It's the Sunday morning before the State of the Union address! The Sabbath-day gasbags are tanking up at the hot-air pumps in preparation for their weekly public rituals, so this seems to leave The Washington Post at loose ends in deciding what to put in the morning edition. The result seems to have been the decision to focus on the annual dinner of the White House Correspondents Association (WHCA), scheduled for April 21. (God forbid that they should cover any "fresh news." I check the entire home page for any sign of a follow-up story about the Dink assassination in Turkey. As far as I could tell, it was entirely absent; and that, dear reader, is why I feel it is more important to include Al Jazeera English on my "What I Read" list and not bother with The Washington Post!) However, lame this story may be, one can always mine the discourse.
Since the first rule of discourse is, "Context is everything," context is the best place to begin. The WHCA annual dinner is sort of the Friar's roast for the political set. (The White House, itself, is the subject of the roast and is usually represented by the President himself.) This used to carry more weight when there was a lower supply of political humor, only a few columnists, cartoonists, and stand-up comedians, in other words before Comedy Central institutionalized political humor with The Daily Show and The Colbert Report (which now seem to command far more attention than any of the "straight news" programs on the more ostensibly "serious" networks). Last year the WHCA recognized this sea-change by inviting Colbert to host the dinner.
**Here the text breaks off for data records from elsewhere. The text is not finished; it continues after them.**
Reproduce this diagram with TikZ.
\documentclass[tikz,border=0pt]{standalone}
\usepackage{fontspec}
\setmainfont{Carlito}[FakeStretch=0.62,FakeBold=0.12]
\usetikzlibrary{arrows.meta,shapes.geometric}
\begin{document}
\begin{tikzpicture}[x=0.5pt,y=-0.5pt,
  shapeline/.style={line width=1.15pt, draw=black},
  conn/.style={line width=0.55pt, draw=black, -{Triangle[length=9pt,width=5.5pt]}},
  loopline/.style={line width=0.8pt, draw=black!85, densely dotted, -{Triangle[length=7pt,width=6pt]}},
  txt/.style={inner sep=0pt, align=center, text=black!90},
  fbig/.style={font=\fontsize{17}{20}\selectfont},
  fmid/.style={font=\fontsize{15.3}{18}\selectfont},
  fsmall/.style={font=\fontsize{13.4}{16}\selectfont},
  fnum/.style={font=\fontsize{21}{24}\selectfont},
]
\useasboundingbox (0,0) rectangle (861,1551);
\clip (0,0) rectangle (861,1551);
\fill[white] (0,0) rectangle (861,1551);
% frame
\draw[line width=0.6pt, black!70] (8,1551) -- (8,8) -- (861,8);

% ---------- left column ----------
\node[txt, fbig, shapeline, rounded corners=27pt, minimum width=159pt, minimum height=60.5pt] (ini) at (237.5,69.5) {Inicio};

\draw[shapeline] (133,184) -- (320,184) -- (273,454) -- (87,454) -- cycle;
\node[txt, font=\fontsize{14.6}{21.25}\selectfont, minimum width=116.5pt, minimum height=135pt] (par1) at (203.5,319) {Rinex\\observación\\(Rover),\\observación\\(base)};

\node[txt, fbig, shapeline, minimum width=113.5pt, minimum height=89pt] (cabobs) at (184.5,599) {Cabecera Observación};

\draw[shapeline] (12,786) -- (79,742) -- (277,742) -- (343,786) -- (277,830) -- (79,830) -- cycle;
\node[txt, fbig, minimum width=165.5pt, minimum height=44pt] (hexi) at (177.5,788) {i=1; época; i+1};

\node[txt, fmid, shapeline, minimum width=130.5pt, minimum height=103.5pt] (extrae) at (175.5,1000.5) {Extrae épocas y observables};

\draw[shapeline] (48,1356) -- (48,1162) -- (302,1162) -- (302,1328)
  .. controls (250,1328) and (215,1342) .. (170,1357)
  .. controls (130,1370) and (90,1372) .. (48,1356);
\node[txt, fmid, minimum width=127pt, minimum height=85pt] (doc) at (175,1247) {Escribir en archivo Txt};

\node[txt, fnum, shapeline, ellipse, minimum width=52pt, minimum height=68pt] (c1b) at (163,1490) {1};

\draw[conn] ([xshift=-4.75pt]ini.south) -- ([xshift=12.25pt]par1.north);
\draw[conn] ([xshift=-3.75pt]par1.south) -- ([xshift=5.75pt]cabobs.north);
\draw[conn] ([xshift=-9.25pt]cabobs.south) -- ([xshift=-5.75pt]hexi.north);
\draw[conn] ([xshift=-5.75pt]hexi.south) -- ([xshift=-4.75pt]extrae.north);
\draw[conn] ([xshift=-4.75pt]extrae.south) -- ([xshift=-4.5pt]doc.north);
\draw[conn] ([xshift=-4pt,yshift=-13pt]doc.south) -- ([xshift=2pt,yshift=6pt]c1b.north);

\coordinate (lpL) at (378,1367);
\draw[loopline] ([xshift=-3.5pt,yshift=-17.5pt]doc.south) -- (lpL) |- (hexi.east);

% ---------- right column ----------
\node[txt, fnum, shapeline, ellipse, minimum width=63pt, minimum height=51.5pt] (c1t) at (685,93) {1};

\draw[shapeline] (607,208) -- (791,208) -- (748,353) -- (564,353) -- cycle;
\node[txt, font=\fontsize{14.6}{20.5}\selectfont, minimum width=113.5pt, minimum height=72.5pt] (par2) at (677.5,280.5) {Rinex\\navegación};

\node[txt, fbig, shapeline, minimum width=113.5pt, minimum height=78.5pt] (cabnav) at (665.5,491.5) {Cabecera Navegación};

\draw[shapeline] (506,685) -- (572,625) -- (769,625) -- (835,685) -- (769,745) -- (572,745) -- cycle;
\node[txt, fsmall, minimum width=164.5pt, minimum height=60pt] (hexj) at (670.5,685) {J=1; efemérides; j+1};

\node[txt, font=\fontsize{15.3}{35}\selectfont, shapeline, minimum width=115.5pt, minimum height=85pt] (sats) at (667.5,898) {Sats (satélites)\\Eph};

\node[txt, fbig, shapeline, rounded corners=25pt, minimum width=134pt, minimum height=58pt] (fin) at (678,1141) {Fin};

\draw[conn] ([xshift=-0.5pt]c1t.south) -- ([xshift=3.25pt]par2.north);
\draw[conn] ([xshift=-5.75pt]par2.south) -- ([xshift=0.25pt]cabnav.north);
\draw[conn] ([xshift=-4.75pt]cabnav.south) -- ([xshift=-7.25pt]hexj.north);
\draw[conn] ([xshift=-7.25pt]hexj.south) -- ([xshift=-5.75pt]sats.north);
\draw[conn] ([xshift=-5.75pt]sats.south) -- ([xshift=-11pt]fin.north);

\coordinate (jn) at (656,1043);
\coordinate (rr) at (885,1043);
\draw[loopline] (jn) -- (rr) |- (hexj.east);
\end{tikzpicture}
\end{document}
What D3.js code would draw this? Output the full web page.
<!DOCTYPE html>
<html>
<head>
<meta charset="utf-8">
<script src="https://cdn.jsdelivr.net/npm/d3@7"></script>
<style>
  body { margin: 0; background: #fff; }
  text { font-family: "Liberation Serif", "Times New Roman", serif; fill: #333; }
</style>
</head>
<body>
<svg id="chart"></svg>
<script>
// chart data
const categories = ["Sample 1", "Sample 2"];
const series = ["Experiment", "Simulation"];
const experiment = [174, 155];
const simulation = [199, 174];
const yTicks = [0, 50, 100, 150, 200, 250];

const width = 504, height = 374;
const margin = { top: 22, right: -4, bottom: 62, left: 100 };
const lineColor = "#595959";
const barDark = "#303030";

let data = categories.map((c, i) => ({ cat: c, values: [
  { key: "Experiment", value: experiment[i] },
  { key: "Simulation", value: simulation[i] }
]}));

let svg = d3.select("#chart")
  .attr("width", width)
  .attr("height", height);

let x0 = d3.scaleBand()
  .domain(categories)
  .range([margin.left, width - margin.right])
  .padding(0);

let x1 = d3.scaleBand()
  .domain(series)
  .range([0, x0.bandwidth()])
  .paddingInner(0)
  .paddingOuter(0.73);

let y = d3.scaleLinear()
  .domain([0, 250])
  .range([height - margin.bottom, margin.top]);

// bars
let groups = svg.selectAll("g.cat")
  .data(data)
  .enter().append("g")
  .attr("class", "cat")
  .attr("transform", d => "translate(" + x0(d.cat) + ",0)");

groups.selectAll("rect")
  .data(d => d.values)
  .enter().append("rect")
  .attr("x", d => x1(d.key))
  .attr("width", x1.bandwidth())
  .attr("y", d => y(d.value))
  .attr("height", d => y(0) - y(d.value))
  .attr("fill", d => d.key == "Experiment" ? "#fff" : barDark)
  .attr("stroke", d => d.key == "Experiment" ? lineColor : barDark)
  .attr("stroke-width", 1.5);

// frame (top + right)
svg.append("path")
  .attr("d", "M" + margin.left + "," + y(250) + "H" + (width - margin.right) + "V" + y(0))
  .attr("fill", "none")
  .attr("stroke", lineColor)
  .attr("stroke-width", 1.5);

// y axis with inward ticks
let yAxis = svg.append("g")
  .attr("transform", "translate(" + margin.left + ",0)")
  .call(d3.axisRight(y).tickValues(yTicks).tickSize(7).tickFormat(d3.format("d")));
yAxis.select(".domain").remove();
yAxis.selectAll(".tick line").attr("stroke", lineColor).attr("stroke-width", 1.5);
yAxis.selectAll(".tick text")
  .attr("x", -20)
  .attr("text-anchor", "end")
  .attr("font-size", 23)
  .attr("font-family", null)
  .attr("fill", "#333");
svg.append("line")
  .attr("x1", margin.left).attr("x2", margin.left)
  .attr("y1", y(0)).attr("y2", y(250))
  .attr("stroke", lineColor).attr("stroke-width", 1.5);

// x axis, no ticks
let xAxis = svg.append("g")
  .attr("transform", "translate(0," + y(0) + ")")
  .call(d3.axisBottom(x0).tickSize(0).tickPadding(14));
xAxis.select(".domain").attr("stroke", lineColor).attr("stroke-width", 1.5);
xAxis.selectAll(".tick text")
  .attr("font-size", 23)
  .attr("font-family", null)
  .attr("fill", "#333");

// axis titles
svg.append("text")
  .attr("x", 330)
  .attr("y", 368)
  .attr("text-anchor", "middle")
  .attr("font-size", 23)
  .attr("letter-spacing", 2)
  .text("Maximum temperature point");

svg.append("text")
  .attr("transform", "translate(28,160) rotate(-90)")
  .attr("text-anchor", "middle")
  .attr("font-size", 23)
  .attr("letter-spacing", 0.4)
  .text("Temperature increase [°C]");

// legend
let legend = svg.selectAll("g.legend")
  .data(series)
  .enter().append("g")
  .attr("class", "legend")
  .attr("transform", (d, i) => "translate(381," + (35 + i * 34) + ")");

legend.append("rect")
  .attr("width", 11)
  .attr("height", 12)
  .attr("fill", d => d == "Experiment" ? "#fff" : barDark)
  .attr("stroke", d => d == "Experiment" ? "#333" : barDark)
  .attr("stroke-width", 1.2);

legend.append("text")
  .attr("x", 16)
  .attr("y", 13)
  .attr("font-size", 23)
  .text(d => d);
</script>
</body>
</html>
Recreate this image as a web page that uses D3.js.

Colbert rose to the occasion with his usual no-prisoners style and seems to have been best remembered for comparing the Bush administration to the Hindenburg disaster. Since one of my favorite topic in my last blog was the power of satirical thinking (in an age where too many seem to have lost the ability to read satire), I figure that there are any number of fascinating ways to read this particular quip (not to mention Colbert in general). Unfortunately, this turned out to be too much for the WHCA (although I have yet to find an account of how the President reacted); so they decided that controversy would not be part of the recipe for this year's roast.
The result was to invite Rich Little to host this year's dinner, a Las Vegas impersonator who is probably totally unknown to the under-40 set. Now, in fairness to the WHCA, according to their current president, Steve Scully (C-SPAN), Little was far from their first choice. He came in behind David Letterman, Jay Leno, Billy Crystal, and Martin Short. As far as I can tell, the real news story here is that all four of these guys turned down the gig. The Washington Post, however, decided not to go down this path but at least was willing to report that Rem Rieder, editor of the American Journalism Review, did choose to go there. Rieder's reading of the chain events is that it is time to scrap the dinner itself, and he is admirably blunt about it (as the Post reported).
After the Colbert controversy last year, and an earlier one in which Bush joked about not finding weapons of mass destruction, Rieder wrote that such press-politico events reflect the "smugness" and arrogance of the news media, suggesting that they are "part of a wealthy elite, completely out of touch with ordinary Americans."
The hiring of "a controversy-free" Little underscores the point, he says: "Do we really need a neon sign to proclaim the coziness of the White House press corps and the White House's occupant? It's really hard for me to understand making a decision like this, particularly so close to the WMD debacle. The dinner must go."
In other words, to continue one of my favorite themes, Rieder uncovered the metanarrative behind the events of the story. That metanarrative is about the fact that the relationship between the White House and the so-called "legitimate" media has become so corrupted that the general public has been drifting towards the satire of Comedy Central as a "primary" news source; and, just as denial has been a major White House strategy ever since we started ramping up our aggressive stance after 9/11, that strategy has been assumed by the WHCA as they attempt to exclude satire for their internal celebration of their own practices. So it is that from a relatively silly little narrative about satire we can read a more penetrating metanarrative about irony!